The Kitsap County commissioners’ allocation of $1 million from the county’s capital facilities budget toward the construction of a new YMCA facility on the Silverdale Community Campus will neither stretch available resources nor push the county further into debt, according to supporters of the measure.

“We just cut $3 million from our general fund mostly for salaries and benefits,” said Central Kitsap Commissioner Josh Brown. “But this allocation is from the capital fund and cannot be used for other purposes. So we are not taking away money that can be used to hire more people.”

The new facility would be the anchor of the Silverdale Community Campus, which has already been in the planning stages for more than a decade.

The building is projected to cost $15 million, but the county will not need to kick in any more than the first million, according to YMCA sources.

“We already have commitments for a substantial amount,” said YMCA of Tacoma-Pierce County President and CEO Bob Ecklund. “We are ready to start raising funds.”

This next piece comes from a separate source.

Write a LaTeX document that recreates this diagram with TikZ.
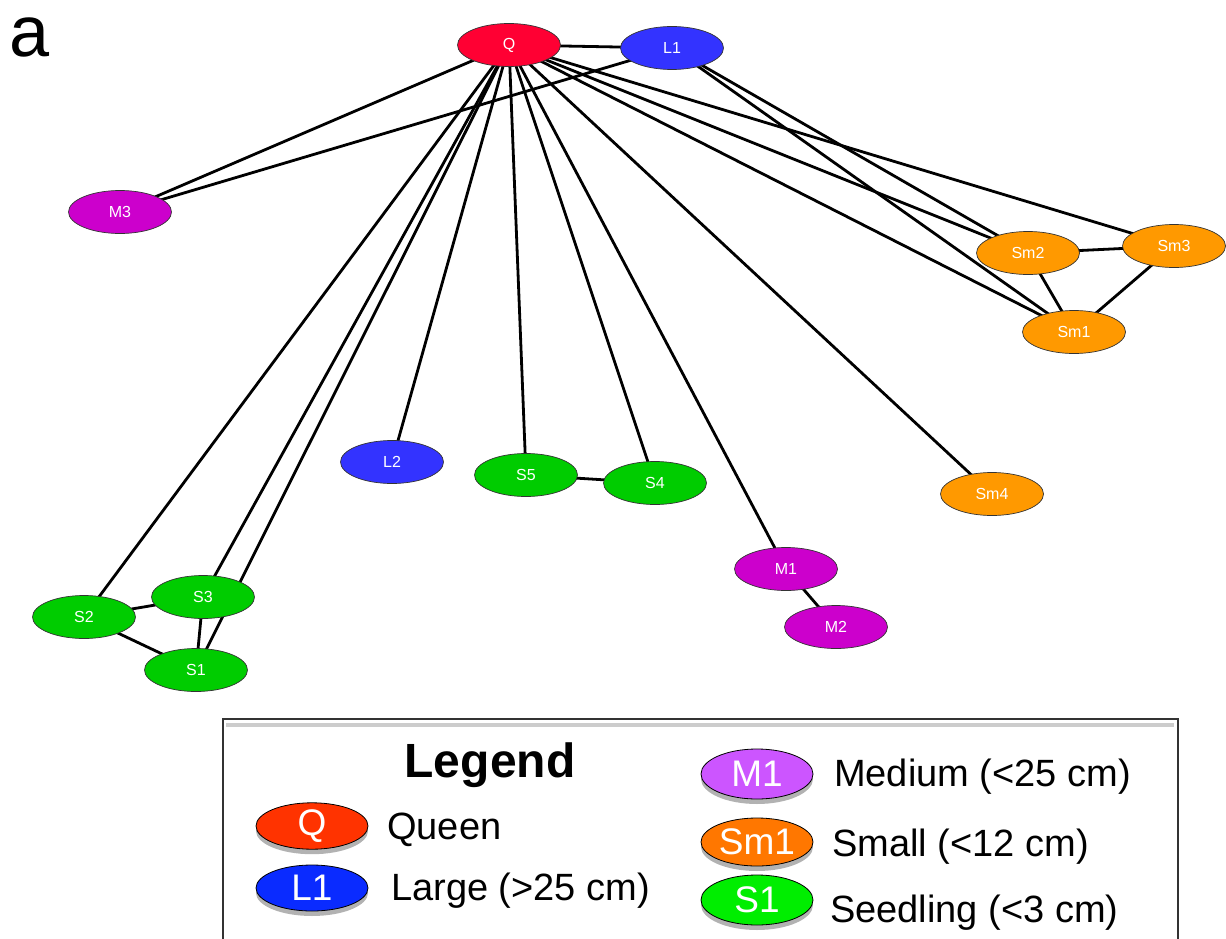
\documentclass[tikz,border=0pt]{standalone}
\usepackage{fontspec}
\setmainfont{Liberation Sans}
\usetikzlibrary{shapes.geometric,shadows,backgrounds}
\definecolor{qred}{HTML}{FF0033}
\definecolor{lblue}{HTML}{3333FF}
\definecolor{mpurp}{HTML}{CC00CC}
\definecolor{smor}{HTML}{FF9900}
\definecolor{sgreen}{HTML}{00CC00}
\definecolor{legQ}{HTML}{FF3300}
\definecolor{legL}{HTML}{0A2BFF}
\definecolor{legM}{HTML}{CC55FF}
\definecolor{legSm}{HTML}{FF7700}
\definecolor{legS}{HTML}{00EE00}
\tikzset{
  gnode/.style={ellipse, draw=black!80, line width=0.7pt, minimum width=103pt, minimum height=43pt,
    inner sep=0pt, outer sep=0pt, text=white, font=\fontsize{16}{18}\selectfont},
  edge/.style={line width=2.8pt, draw=black},
  lnode/.style={ellipse, draw=black, line width=0.8pt, minimum width=112pt, minimum height=46pt,
    inner sep=0pt, text=white, font=\fontsize{37}{40}\selectfont,
    drop shadow={shadow xshift=0pt, shadow yshift=-5pt, opacity=0.3, fill=black}},
  ltext/.style={anchor=west, font=\fontsize{38}{40}\selectfont, inner sep=0pt},
}
\begin{document}
\begin{tikzpicture}[x=1pt,y=-1pt]
\useasboundingbox (0,0) rectangle (1226,939);
\node[font=\fontsize{72}{72}\selectfont, inner sep=0pt] (lbla) at (30,37) {a};
% graph nodes
\node[gnode, fill=qred] (Q) at (509,45) {Q};
\node[gnode, fill=lblue] (L1) at (672,48) {L1};
\node[gnode, fill=mpurp] (M3) at (120,212) {M3};
\node[gnode, fill=smor] (Sm2) at (1028,253) {Sm2};
\node[gnode, fill=smor] (Sm3) at (1174,246) {Sm3};
\node[gnode, fill=smor] (Sm1) at (1074,332) {Sm1};
\node[gnode, fill=smor] (Sm4) at (992,494) {Sm4};
\node[gnode, fill=lblue] (L2) at (392,462) {L2};
\node[gnode, fill=sgreen] (S5) at (526,475) {S5};
\node[gnode, fill=sgreen] (S4) at (655,483) {S4};
\node[gnode, fill=mpurp] (M1) at (786,569) {M1};
\node[gnode, fill=mpurp] (M2) at (836,627) {M2};
\node[gnode, fill=sgreen] (S2) at (84,617) {S2};
\node[gnode, fill=sgreen] (S3) at (203,597) {S3};
\node[gnode, fill=sgreen] (S1) at (196,670) {S1};
\begin{pgfonlayer}{background}
\foreach \a/\b in {Q/L1, Q/M3, L1/M3, Q/S2, Q/S3, Q/S1, Q/L2, Q/S5, Q/S4, Q/M1, Q/Sm4,
  Q/Sm2, Q/Sm1, Q/Sm3, L1/Sm2, L1/Sm1, Sm2/Sm3, Sm2/Sm1, Sm3/Sm1, S5/S4, M1/M2,
  S2/S3, S2/S1, S3/S1}
  \draw[edge] (\a.center) -- (\b.center);
\end{pgfonlayer}
% legend
\draw[black!20, line width=4pt] (226,725) -- (1174,725);
\draw[black!80, line width=2pt] (223,945) -- (223,719) -- (1178,719) -- (1178,945);
\node[font=\fontsize{48}{50}\selectfont\bfseries, inner sep=0pt] (legtitle) at (490,765) {Legend};
\node[lnode, fill=legQ] (lq) at (312,826) {Q};
\node[ltext] (tq) at (387,830) {Queen};
\node[lnode, fill=legL] (ll) at (312,888) {L1};
\node[ltext] (tl) at (391,891) {Large (>25 cm)};
\node[lnode, fill=legM, minimum height=50pt] (lm) at (757,774) {M1};
\node[ltext] (tm) at (834,777) {Medium (<25 cm)};
\node[lnode, fill=legSm, minimum height=48pt] (lsm) at (757,842) {Sm1};
\node[ltext] (tsm) at (832,847) {Small (<12 cm)};
\node[lnode, fill=legS, minimum height=50pt] (ls) at (757,900) {S1};
\node[ltext] (ts) at (830,913) {Seedling (<3 cm)};
\end{tikzpicture}
\end{document}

The proposed facility will resemble the Gig Harbor YMCA, which opened in 2007 and now has upwards of 18,000 members. It will complement the Bremerton facility, which is part of the Armed Services YMCA network.

The spectators at Monday’s special meeting were divided, with several local swimmers appearing in support of the building.

Swimming is not only popular but preventive, as kids who know how to swim are less likely to drown.

“We have a lot of champion swimmers originating from Kitsap County,” said Ron Ross of Silverdale. “And while the swimmers did the work, the community provided them with the opportunity.”

On the other side, several attendees spoke out against the project for its cost, location or both.

“There used to be a lot more services at Givens Center,” said Ayvon Card, of Port Orchard. “Now there is nothing. I think we need to have more services in South Kitsap before we build something new in Silverdale.”

Card said the positioning of $1 million as an affordable amount is misleading, since, “This year they will ask for a million dollars for this, and next year it will be something else. Pretty soon it adds up.”

Jack Hamilton, a member of the original Silverdale Community Council, has long supported a community campus. However, he questioned the timing as well as whether the new project would compete with the existing Bremerton facility.

This concern was echoed by South Kitsap Commissioner Charlotte Garrido, who also wanted an assurance that local contractors would be hired to complete the project.

Ecklund did not commit to this.

“The easy answer is to tell you that we will use local labor,” he said. “In a tie, we will hire a local contractor. But we’re looking for the best quality work and will award the contracts to whomever can do the best job. We want this to be a 100-year building.”

Garrido ended up supporting the resolution authorizing the $1 million allocation, but indicated she would stay firm on the local labor matter.

“There are a lot of fine contractors in Kitsap County,” she said.